Investors are due to decide this evening (Wednesday) if they’ll give Irish-backed investment vehicle North Atlantic Acquisition Corporation an extra six months to complete a deal with $400m (€369m) of cash it raised two years ago.
ven if it secures the approval from shareholders, North Atlantic Acquisition Corporation (NAAC) will face an unenviable challenge in sealing a transaction within the narrow window, given the complexities associated with dealmaking.
NAAC is a so-called special purpose acquisition company (Spac).
Such vehicles flooded onto the market in recent years when rock-bottom interest rates forced investors to hunt for returns for their cash piles.
But Spacs have firmly fallen out of favour since then.
NAAC’s current deadline for cementing a deal is Thursday. A virtual meeting on Wednesday evening – originally due to be held on Tuesday – will seek to extend that deadline to July 26.
“The company encourages its shareholders to vote in favour of the proposal to amend its charter to extend the date by which the company has to complete a business combination from January 26, 2023 to July 26, 2023,” notes a circular to shareholders.

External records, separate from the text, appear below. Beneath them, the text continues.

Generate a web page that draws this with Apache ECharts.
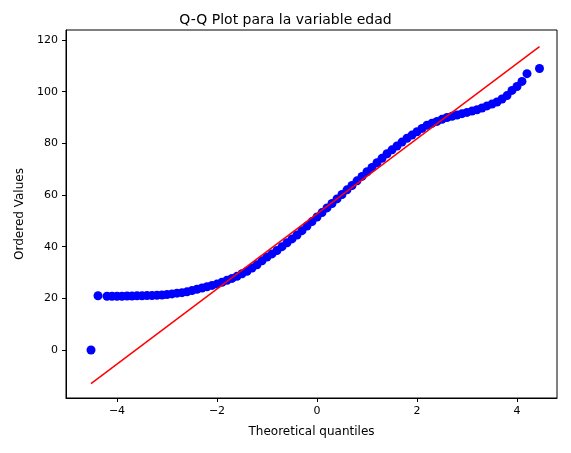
<!DOCTYPE html><html><head><meta charset="utf-8">
<script src="https://cdn.jsdelivr.net/npm/echarts@6/dist/echarts.min.js"></script>
<style>body{margin:0}#c{width:571px;height:453px}</style></head><body><div id="c"></div>
<script>
const qx=[-4.52,-4.38,-4.2,-4.1,-4.0,-3.9,-3.8,-3.7,-3.6,-3.5,-3.4,-3.3,-3.2,-3.1,-3.0,-2.9,-2.8,-2.7,-2.6,-2.5,-2.4,-2.3,-2.2,-2.1,-2.0,-1.9,-1.8,-1.7,-1.6,-1.5,-1.4,-1.3,-1.2,-1.1,-1.0,-0.9,-0.8,-0.7,-0.6,-0.5,-0.4,-0.3,-0.2,-0.1,0,0.1,0.2,0.3,0.4,0.5,0.6,0.7,0.8,0.9,1.0,1.1,1.2,1.3,1.4,1.5,1.6,1.7,1.8,1.9,2.0,2.1,2.2,2.3,2.4,2.5,2.6,2.7,2.8,2.9,3.0,3.1,3.2,3.3,3.4,3.5,3.6,3.7,3.8,3.9,4.0,4.1,4.2,4.45];
const qy=[0,21,20.8,20.8,20.8,20.8,20.9,20.9,21,21,21.1,21.1,21.2,21.3,21.5,21.7,22,22.2,22.5,23,23.5,24,24.5,25,25.5,26.2,27,27.7,28.5,29.5,30.5,31.7,33,34.5,36,37.2,38.5,40,41.5,43,44.5,46.2,48,49.7,51.5,53.2,55,56.7,58.5,60.2,62,63.7,65.5,67.2,69,70.7,72.5,74.2,76,77.5,79,80.5,82,83.2,84.5,85.8,87,87.8,88.5,89.3,90,90.5,91,91.5,92,92.5,93,93.7,94.5,95.2,96,97.2,98.5,100.5,102,104,107,109];
const fitLine=[[-4.52,-13],[4.45,117.5]];
const xTicks=[-4,-2,0,2,4];
const yTicks=[0,20,40,60,80,100,120];
const f='DejaVu Sans';
const ch=echarts.init(document.getElementById('c'));
ch.setOption({
title:{text:'Q-Q Plot para la variable edad',left:'center',top:8,textStyle:{fontFamily:f,fontSize:14,fontWeight:'normal',color:'#000'}},
grid:{left:66,right:14,top:30,bottom:55,show:true,borderColor:'#000',borderWidth:1},
xAxis:{type:'value',min:-5.02,max:4.8,name:'Theoretical quantiles',nameLocation:'middle',nameGap:28,nameTextStyle:{fontFamily:f,fontSize:12,color:'#000'},
 axisLine:{show:true,onZero:false,lineStyle:{color:'#000'}},splitLine:{show:false},
 axisTick:{show:true,customValues:xTicks,length:4,lineStyle:{color:'#000'}},
 axisLabel:{customValues:xTicks,fontFamily:f,fontSize:11,color:'#000',formatter:v=>String(v).replace('-','−')}},
yAxis:{type:'value',min:-18.6,max:123.9,name:'Ordered Values',nameLocation:'middle',nameGap:40,nameTextStyle:{fontFamily:f,fontSize:12,color:'#000'},
 axisLine:{show:true,onZero:false,lineStyle:{color:'#000'}},splitLine:{show:false},
 axisTick:{show:true,customValues:yTicks,length:4,lineStyle:{color:'#000'}},
 axisLabel:{customValues:yTicks,fontFamily:f,fontSize:11,color:'#000'}},
series:[
 {type:'scatter',data:qx.map((x,i)=>[x,qy[i]]),symbolSize:9,itemStyle:{color:'#0000ff',opacity:1},silent:true,animation:false},
 {type:'line',data:fitLine,symbol:'none',lineStyle:{color:'#ff0000',width:1.5},silent:true,animation:false}
]});
</script></body></html>
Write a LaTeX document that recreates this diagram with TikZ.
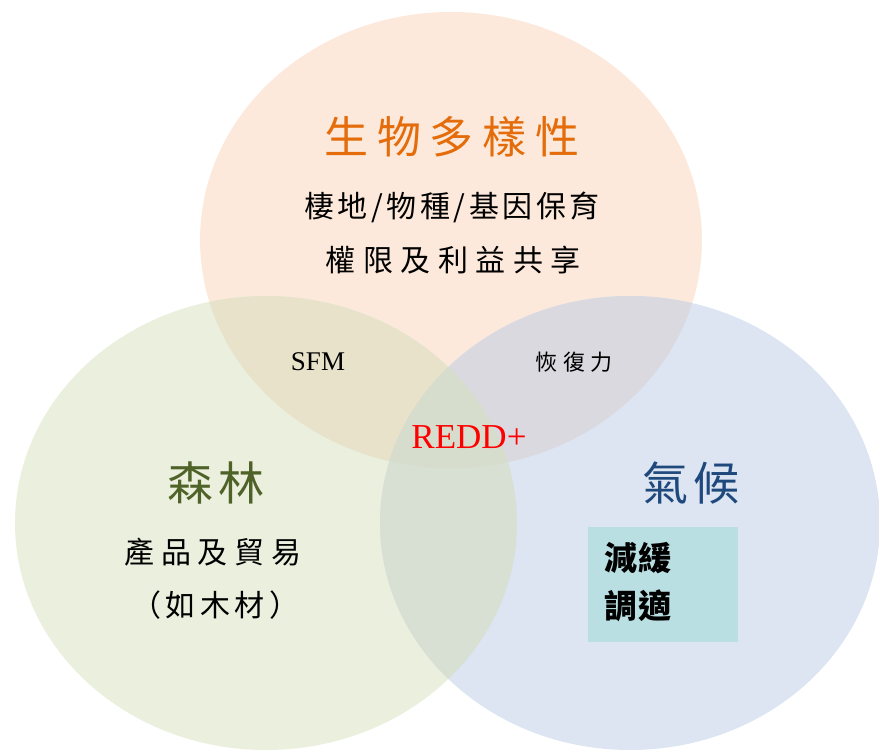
\documentclass[tikz,border=0pt]{standalone}
\usepackage{fontspec}
\setmainfont{Liberation Serif}
\newfontfamily\cjk{Noto Sans CJK TC}
\definecolor{topc}{HTML}{FCE9DB}
\definecolor{leftc}{HTML}{EBEFDE}
\definecolor{rightc}{HTML}{DCE5F1}
\definecolor{tlc}{HTML}{E7E2C9}
\definecolor{trc}{HTML}{DAD9DF}
\definecolor{lrc}{HTML}{D7E0D3}
\definecolor{allc}{HTML}{D6DDCC}
\definecolor{bioorange}{HTML}{E46C0A}
\definecolor{forestgreen}{HTML}{4F6228}
\definecolor{climblue}{HTML}{1F497D}
\definecolor{boxc}{HTML}{B9DFE3}
\definecolor{reddred}{HTML}{FF0000}
\tikzset{
  cjktext/.style={inner sep=0pt, text=black, font=\cjk\fontsize{#1}{#1}\selectfont},
  cjkbold/.style={inner sep=0pt, text=black, font=\cjk\fontsize{#1}{#1}\selectfont\bfseries},
  latintext/.style={inner sep=0pt, font=\fontsize{#1}{#1}\selectfont},
}
\newcommand{\spaced}[2]{\addfontfeature{LetterSpace=#1}#2}
\begin{document}
\begin{tikzpicture}[x=1pt,y=-1pt]
\useasboundingbox (0,0) rectangle (879,751);
\def\topE{(451,240) ellipse [x radius=251pt, y radius=228pt]}
\def\leftE{(266,523) ellipse [x radius=251pt, y radius=227pt]}
\def\rightE{(630,523) ellipse [x radius=250pt, y radius=227pt]}
% base fills
\fill[topc] \topE;
\fill[leftc] \leftE;
\fill[rightc] \rightE;
% pairwise overlaps
\begin{scope}
  \clip \topE;
  \fill[tlc] \leftE;
  \fill[trc] \rightE;
\end{scope}
\begin{scope}
  \clip \leftE;
  \fill[lrc] \rightE;
\end{scope}
\begin{scope}
  \clip \topE;
  \clip \leftE;
  \fill[allc] \rightE;
\end{scope}
% texts: biodiversity
\node[cjktext=44, text=bioorange] (bio) at (452,137) {\spaced{20}{生物多樣性}};
\node[cjktext=30] (bio1) at (452,207) {\spaced{12}{棲地/物種/基因保育}};
\node[cjktext=30] (bio2) at (453,260) {\spaced{25}{權限及利益共享}};
% intersections
\node[latintext=27] (sfm) at (318,362) {SFM};
\node[cjktext=22] (res) at (574,362) {\spaced{25}{恢復力}};
\node[latintext=35, text=reddred] (redd) at (469,437) {REDD+};
% forest
\node[cjktext=46, text=forestgreen] (forest) at (216,483) {\spaced{12}{森林}};
\node[cjktext=30] (for1) at (213,552) {\spaced{22}{產品及貿易}};
\node[cjktext=30] (for2) at (215,605) {\spaced{15}{（如木材）}};
% climate
\node[cjktext=46, text=climblue] (climate) at (691,483) {\spaced{12}{氣候}};
\node[fill=boxc, inner sep=0pt, minimum width=150pt, minimum height=115pt] (box) at (663,584.5) {};
\node[cjkbold=33, anchor=west] (mit) at (604,558) {\spaced{5}{減緩}};
\node[cjkbold=33, anchor=west] (ada) at (604,606) {\spaced{5}{調適}};
\end{tikzpicture}
\end{document}
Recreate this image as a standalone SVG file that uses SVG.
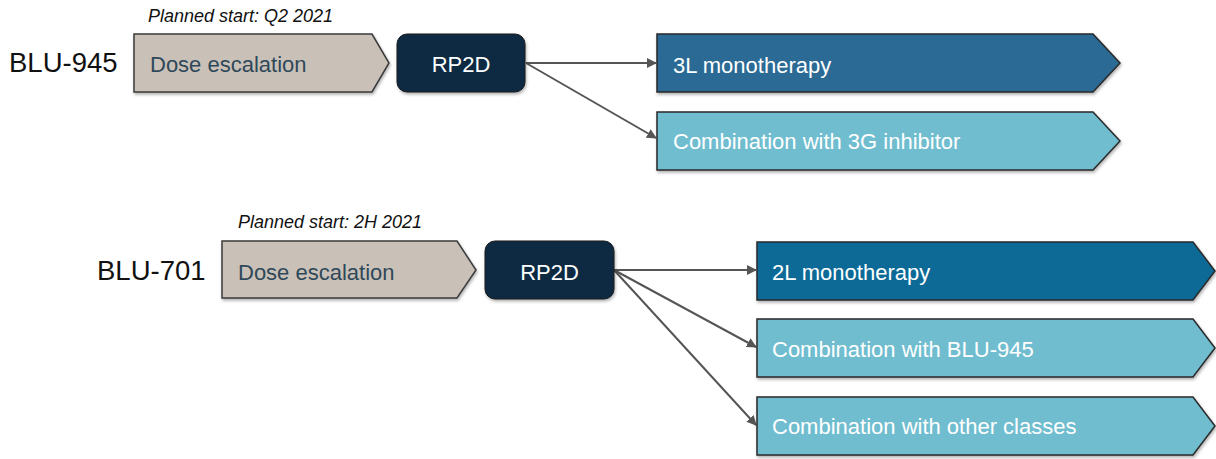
<svg xmlns="http://www.w3.org/2000/svg" width="1216" height="459" viewBox="0 0 1216 459">
<defs>
<filter id="sh" x="-5%" y="-10%" width="110%" height="130%">
<feDropShadow dx="1" dy="2" stdDeviation="1.5" flood-color="#000" flood-opacity="0.3"/>
</filter>
<marker id="ah" markerWidth="10" markerHeight="10" refX="9" refY="5" orient="auto" markerUnits="userSpaceOnUse">
<path d="M0,0 L10,5 L0,10 Z" fill="#555"/>
</marker>
<style>
.beige{fill:#c9c1b8;stroke:#3a3a3a;stroke-width:1.5;filter:url(#sh)}
.dark{fill:#0d2a42;stroke:#1a1a1a;stroke-width:1;filter:url(#sh)}
.blue3{fill:#2c6a94;stroke:#2a2a2a;stroke-width:1.5;filter:url(#sh)}
.blue2{fill:#0e6a97;stroke:#2a2a2a;stroke-width:1.5;filter:url(#sh)}
.teal{fill:#6fbdcf;stroke:#2a2a2a;stroke-width:1.5;filter:url(#sh)}
.t{font-family:"Liberation Sans",Arial,sans-serif;font-size:22px}
.tb{fill:#2f4858}
.tw{fill:#ffffff}
.big{font-family:"Liberation Sans",Arial,sans-serif;font-size:27.5px;fill:#111}
.plan{font-family:"Liberation Sans",Arial,sans-serif;font-size:18px;font-style:italic;fill:#111}
.con{stroke:#555;stroke-width:2;fill:none;marker-end:url(#ah)}
</style>
</defs>
<rect width="1216" height="459" fill="#ffffff"/>

<text class="plan" x="148" y="22">Planned start: Q2 2021</text>
<text class="big" x="9" y="72">BLU-945</text>
<text class="plan" x="238" y="228">Planned start: 2H 2021</text>
<text class="big" x="97" y="280">BLU-701</text>

<g id="connectors">
<line class="con" x1="526" y1="63" x2="656" y2="63"/>
<line class="con" x1="526" y1="63" x2="656" y2="138"/>
<line class="con" x1="614" y1="270" x2="756" y2="270"/>
<line class="con" x1="614" y1="270" x2="756" y2="347"/>
<line class="con" x1="614" y1="270" x2="756" y2="425"/>
</g>

<g id="dose945">
<path class="beige" d="M134,34 H372 L389,63 L372,92 H134 Z"/>
<text class="t tb" x="150" y="72">Dose escalation</text>
</g>
<g id="rp2d945">
<rect class="dark" x="397" y="34" width="128" height="58" rx="10"/>
<text class="t tw" x="461" y="72" text-anchor="middle">RP2D</text>
</g>
<g id="mono3l">
<path class="blue3" d="M657,34 H1093 L1120,63 L1093,92 H657 Z"/>
<text class="t tw" x="673" y="73">3L monotherapy</text>
</g>
<g id="combo3g">
<path class="teal" d="M657,112 H1093 L1120,141 L1093,170 H657 Z"/>
<text class="t tw" x="673" y="149">Combination with 3G inhibitor</text>
</g>

<g id="dose701">
<path class="beige" d="M222,241 H457 L476,270 L457,298 H222 Z"/>
<text class="t tb" x="238" y="280">Dose escalation</text>
</g>
<g id="rp2d701">
<rect class="dark" x="485" y="241" width="129" height="58" rx="10"/>
<text class="t tw" x="549.5" y="280" text-anchor="middle">RP2D</text>
</g>
<g id="mono2l">
<path class="blue2" d="M757,242 H1193 L1215,271 L1193,300 H757 Z"/>
<text class="t tw" x="772" y="280">2L monotherapy</text>
</g>
<g id="combo945">
<path class="teal" d="M757,319 H1193 L1215,348 L1193,377 H757 Z"/>
<text class="t tw" x="772" y="357">Combination with BLU-945</text>
</g>
<g id="comboOther">
<path class="teal" d="M757,397 H1193 L1215,426 L1193,455 H757 Z"/>
<text class="t tw" x="772" y="434">Combination with other classes</text>
</g>
</svg>
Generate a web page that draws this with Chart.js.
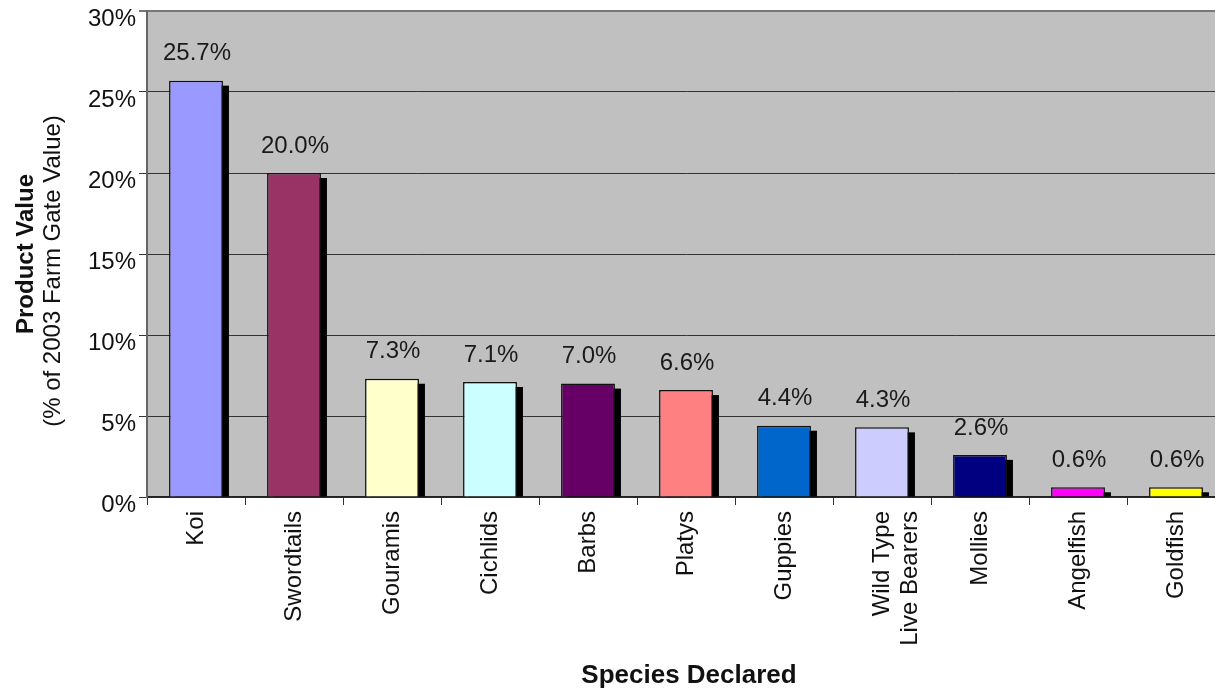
<!DOCTYPE html>
<html>
<head>
<meta charset="utf-8">
<script src="https://cdn.jsdelivr.net/npm/chart.js@4.4.1/dist/chart.umd.min.js"></script>
<style>
  html, body { margin: 0; padding: 0; background: #ffffff; overflow: hidden; }
  #wrap { position: relative; width: 1225px; height: 688px; }
</style>
</head>
<body>
<div id="wrap"><canvas id="chart"></canvas></div>
<script>
// Species and their share of 2003 farm gate value (%)
const species = ['Koi', 'Swordtails', 'Gouramis', 'Cichlids', 'Barbs', 'Platys', 'Guppies',
                 ['Wild Type', 'Live Bearers'], 'Mollies', 'Angelfish', 'Goldfish'];
const shares = [25.7, 20.0, 7.3, 7.1, 7.0, 6.6, 4.4, 4.3, 2.6, 0.6, 0.6];
const yTicks = [0, 5, 10, 15, 20, 25, 30];

const barColors = ['#9999FF', '#993366', '#FFFFCC', '#CCFFFF', '#660066', '#FF8080',
                   '#0066CC', '#CCCCFF', '#000080', '#FF00FF', '#FFFF00'];

const FONT = '"Liberation Sans", Arial, Helvetica, sans-serif';

// Grey plot-area fill
const plotBackground = {
  id: 'plotBackground',
  beforeDraw(chart) {
    const { ctx, chartArea } = chart;
    ctx.save();
    ctx.fillStyle = '#C0C0C0';
    ctx.fillRect(chartArea.left, chartArea.top, chartArea.right - chartArea.left, chartArea.bottom - chartArea.top);
    ctx.restore();
  }
};

// Drop shadow to the lower right of each bar
const barShadow = {
  id: 'barShadow',
  beforeDatasetsDraw(chart) {
    const { ctx, chartArea } = chart;
    ctx.save();
    ctx.beginPath();
    ctx.rect(chartArea.left, chartArea.top, chartArea.right - chartArea.left, chartArea.bottom - chartArea.top);
    ctx.clip();
    ctx.fillStyle = '#000000';
    chart.getDatasetMeta(0).data.forEach(bar => {
      const p = bar.getProps(['x', 'y', 'width', 'base'], true);
      const left = p.x - p.width / 2 + 6;
      const top = p.y + 5;
      ctx.fillRect(left, top, p.width, p.base - top);
    });
    ctx.restore();
  }
};

// Value labels above bars
const valueLabels = {
  id: 'valueLabels',
  afterDatasetsDraw(chart) {
    const { ctx } = chart;
    const ds = chart.data.datasets[0];
    ctx.save();
    ctx.font = '24px ' + FONT;
    ctx.fillStyle = '#1a1a1a';
    ctx.textAlign = 'center';
    ctx.textBaseline = 'middle';
    chart.getDatasetMeta(0).data.forEach((bar, i) => {
      const p = bar.getProps(['x', 'y'], true);
      ctx.fillText(ds.data[i].toFixed(1) + '%', p.x + 1, p.y - 27);
    });
    ctx.restore();
  }
};

// Axis titles (the y title mixes a bold and a regular line)
const axisTitles = {
  id: 'axisTitles',
  afterDraw(chart) {
    const { ctx, chartArea } = chart;
    const midY = (chartArea.top + chartArea.bottom) / 2;
    ctx.save();
    ctx.fillStyle = '#111111';
    ctx.textAlign = 'center';
    ctx.textBaseline = 'middle';
    ctx.save();
    ctx.translate(26, midY);
    ctx.rotate(-Math.PI / 2);
    ctx.font = 'bold 24px ' + FONT;
    ctx.fillText('Product Value', 0, 0);
    ctx.restore();
    ctx.save();
    ctx.translate(53, midY + 17);
    ctx.rotate(-Math.PI / 2);
    ctx.font = '24px ' + FONT;
    ctx.fillText('(% of 2003 Farm Gate Value)', 0, 0);
    ctx.restore();
    ctx.font = 'bold 26px ' + FONT;
    ctx.fillText('Species Declared', (chartArea.left + chartArea.right) / 2 + 3, 676);
    ctx.restore();
  }
};

new Chart(document.getElementById('chart'), {
  type: 'bar',
  data: {
    labels: species,
    datasets: [{
      data: shares,
      backgroundColor: barColors,
      borderColor: '#111111',
      borderWidth: 1.5,
      barPercentage: 0.55,
      categoryPercentage: 1.0
    }]
  },
  options: {
    responsive: true,
    maintainAspectRatio: false,
    animation: false,
    layout: { padding: { top: 11, left: 0, right: 0, bottom: 0 } },
    plugins: {
      legend: { display: false },
      tooltip: { enabled: false }
    },
    scales: {
      x: {
        offset: true,
        grid: {
          offset: true,
          drawOnChartArea: false,
          drawTicks: true,
          tickLength: 8,
          color: '#333333',
          lineWidth: 1
        },
        border: { color: '#222222', width: 1.5 },
        ticks: {
          autoSkip: false,
          minRotation: 90,
          maxRotation: 90,
          padding: 6,
          color: '#111111',
          font: { family: FONT, size: 24 }
        },
        afterFit(scale) {
          scale.height = 191;
          scale.paddingLeft = 0;
          scale.paddingRight = 0;
        }
      },
      y: {
        min: 0,
        max: 30,
        afterBuildTicks(scale) {
          scale.ticks = yTicks.map(v => ({ value: v }));
        },
        grid: {
          color: ctx => (ctx.tick && ctx.tick.value === 30) ? '#777777' : '#333333',
          lineWidth: ctx => (ctx.tick && ctx.tick.value === 30) ? 2 : 1,
          drawTicks: true,
          tickLength: 8
        },
        border: { color: '#666666', width: 2 },
        ticks: {
          padding: 3,
          labelOffset: 8,
          color: '#111111',
          font: { family: FONT, size: 24 },
          callback: v => v + '%'
        },
        afterFit(scale) {
          scale.width = 147;
          scale.paddingTop = 0;
          scale.paddingBottom = 0;
        }
      }
    }
  },
  plugins: [plotBackground, barShadow, valueLabels, axisTitles]
});
</script>
</body>
</html>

NAAC was co-founded by its chief executive, Gary Quin. He is a former vice-chairman at Credit Suisse.
Another key co-founder is Irish businessman Patrick Doran. He sold his Dublin-based packaging company Americk in 2016 to Spanish group Saica. He then established Woodberry Capital, a private investment firm.
NAAC, which is listed on New York’s Nasdaq, planned to merge last year with US-based tech business Telesign, which is owned by Belgian mobile phone company Proximus.
That deal valued Telesign at more than $1.7bn including cash from NAAC. Proximus would have retained a 66pc stake in Telesign. NAAC shareholders would have owned 22pc of the merged entity, while 4.9pc would have been split between NAAC’s founders.
That would have made for a huge payday for founders including Mr Quin and Mr Doran, who stumped up just $25,000 for their founding shares.
They control 20pc of the total outstanding shares in NAAC.
The deal collapsed last summer, however.
As part of their 20pc holding, NAAC founders have more than 7.1 million placement warrants that were purchased for $10.7m.
Both the warrants and the founding shares would be worthless if a business combination is not consummated in time and a deadline extension is not secured.
If a time extension is agreed to by shareholders on Wednesday, the Spac founders will make aggregate contributions totalling $12.5m between January and July this year to keep bankrolling NAAC.
While the Spac might have a fresh deal in the pipeline, even having six months to consummate it could be difficult.